The Awakening of Sunshine Girl (The Haunting of Sunshine Girl, #2)

“So then you think Helena was right. Maybe I am dangerous somehow.”


“No,” Aidan says firmly. “But I no longer think I can teach spirits to move on by themselves. However, I’m beginning to believe you can.”

It’s a good thing I’m not eating anymore because I think I would be choking right now if I were.

Most dads just want their kids to get good grades, go to college, that kind of thing. My mentor/father wants me to change the world.





CHAPTER TWENTY-FOUR

Failure





The next day at dawn, instead of taking me back to the playground, Aidan leads the way to his lab. Remembering what happened the last time I was here—can that really have been just a day ago?—I climb the steps slowly, shaking as I put one foot in front of the other. If Aidan notices my nerves, he doesn’t say so, but clearly Lucio does notice, because he reaches up—he’s one step behind me on the stairs—and slips his hand in mine. His grip is reassuring. You can do this, it says.

I’m not so sure. Aidan’s lab is filled with dozens of spirits.

I squeeze Lucio’s hand back.

Both Aidan and Lucio carry enormous flashlights, but the thin beams of light do little to break up the darkness. It should be a million degrees in the long, windowless hallway at the top of the stairs, but it’s so cold that I can see my breath.

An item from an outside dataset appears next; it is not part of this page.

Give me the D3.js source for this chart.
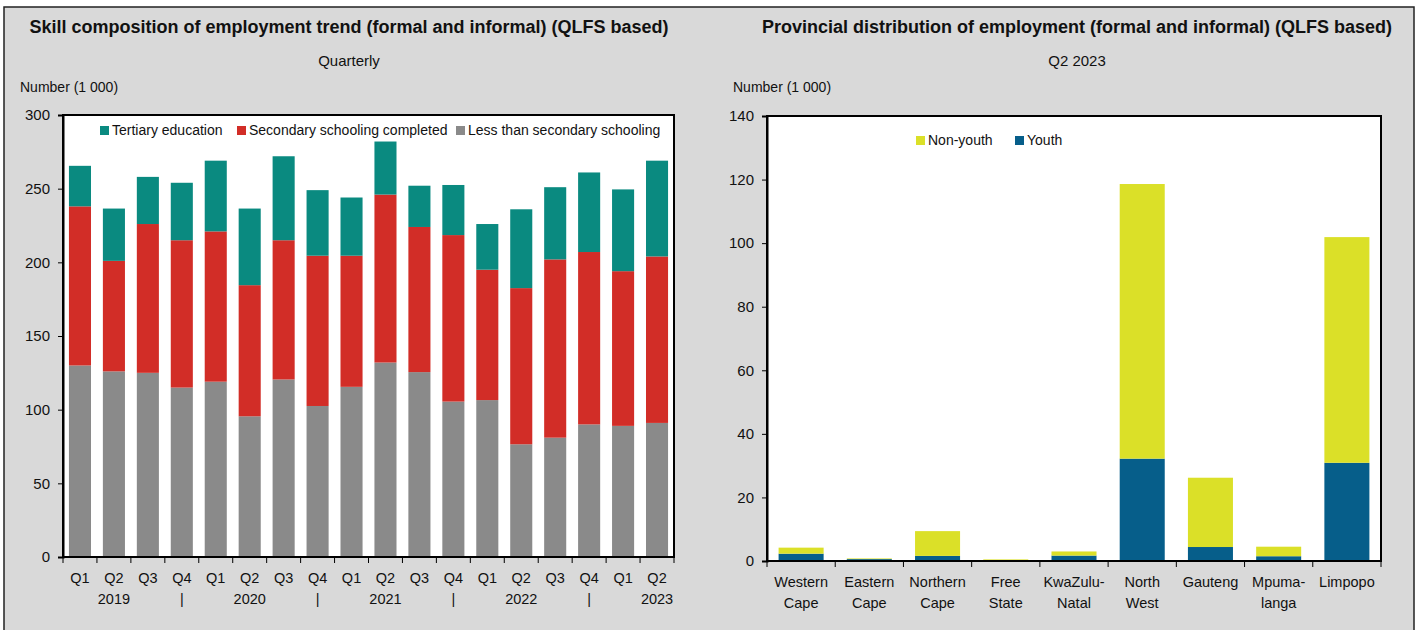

Before we reach Aidan’s lab, I finally find my voice.

“What do you want me to do?” I ask. “How can I help them move on without actually . . . helping them move on?”

Aidan turns to look at me. “I’m not sure,” he answers honestly. “Start by reaching out for them, one at a time. Try to communicate with them.”

“And then what?”

“Then, we’ll see.”

We’ll see. Not exactly the certainty I’d been hoping for. I wanted Aidan to tell me he had a plan, to reassure me that no matter what happened, everything would be okay. To promise he’d get me out of there before my heart starts beating too quickly, before my temperature drops too low.

Instead, he steps forward and opens the door.

I get another glimpse of the lab (it seems like more of a research library) before the spirits hit me like a stiff breeze, as forceful as a slap against my skin. Once more, flashes of their lives and deaths spring up before my eyes. At least this time I’m prepared for the images filling my field of vision: a man throwing a ball for his beloved dog, a woman rocking her baby to sleep, a needle filled with the cancer treatment that stopped working, a man’s hand clutching his chest as his heart went into cardiac arrest.

And again I hear their voices. Begging me for their freedom. Pleading with me to help them move on.

Try to communicate with them.

“I can’t help you!” I shout between chattering teeth. It’s the truth. Even if Aidan hadn’t told me not to help them move on, I’d be useless. There are so many of them and only one of me.

“I’m sorry!” I shout as image after image flashes before me like a strobe light gone haywire. My legs feel like they’re made of jelly. How am I still standing upright? I become aware of pressure on my shoulders. Lucio must be holding me up from behind. When I slump against him, I feel that each of the muscles in his body is clenched. He’s fighting the urge to help these people move on.

“Concentrate,” Aidan’s deep voice practically growls.

“I’m trying,” I whisper. Tears are slipping out of my eyes. My face is so cold that the liquid freezes before it hits my chin.

Please, the spirits plead. I can’t tell whether I’m speaking out loud or just in my head when I tell them I’m sorry.

I would if I could.

I’m supposed to be stronger.

But maybe I just made them stronger.

Strong enough to escape Aidan’s lab and turn dark.

Strong enough to blanket the entire world in darkness.

I was supposed to be a super-luiseach who could help spirit after spirit move on all at once, like some kind of mystical assembly line. Instead, I’m an experiment gone awry, just like the other luiseach thought.

“You’ll never succeed if you can’t tune them out,” Aidan commands. It sounds like his teeth are clenched. Maybe he’s also fighting the urge to help these spirits move on. “Listen to only one of them at a time.”

“I can’t,” I cry, gasping for breath.

“Your ability to feel all of them at once weakens you. You can’t focus,” Aidan says firmly. “You must learn to control it. Everything but the task at hand should fade into the background.”

I try to shout back at him, but I can’t. Because I can’t speak. I think my mouth has frozen shut. My heart is beating so fast that if it were hooked up to one of the machines in Mom’s hospital, instead of one beep after another, it would emit one long, endless wail. I close my eyes and imagine I hear it keening.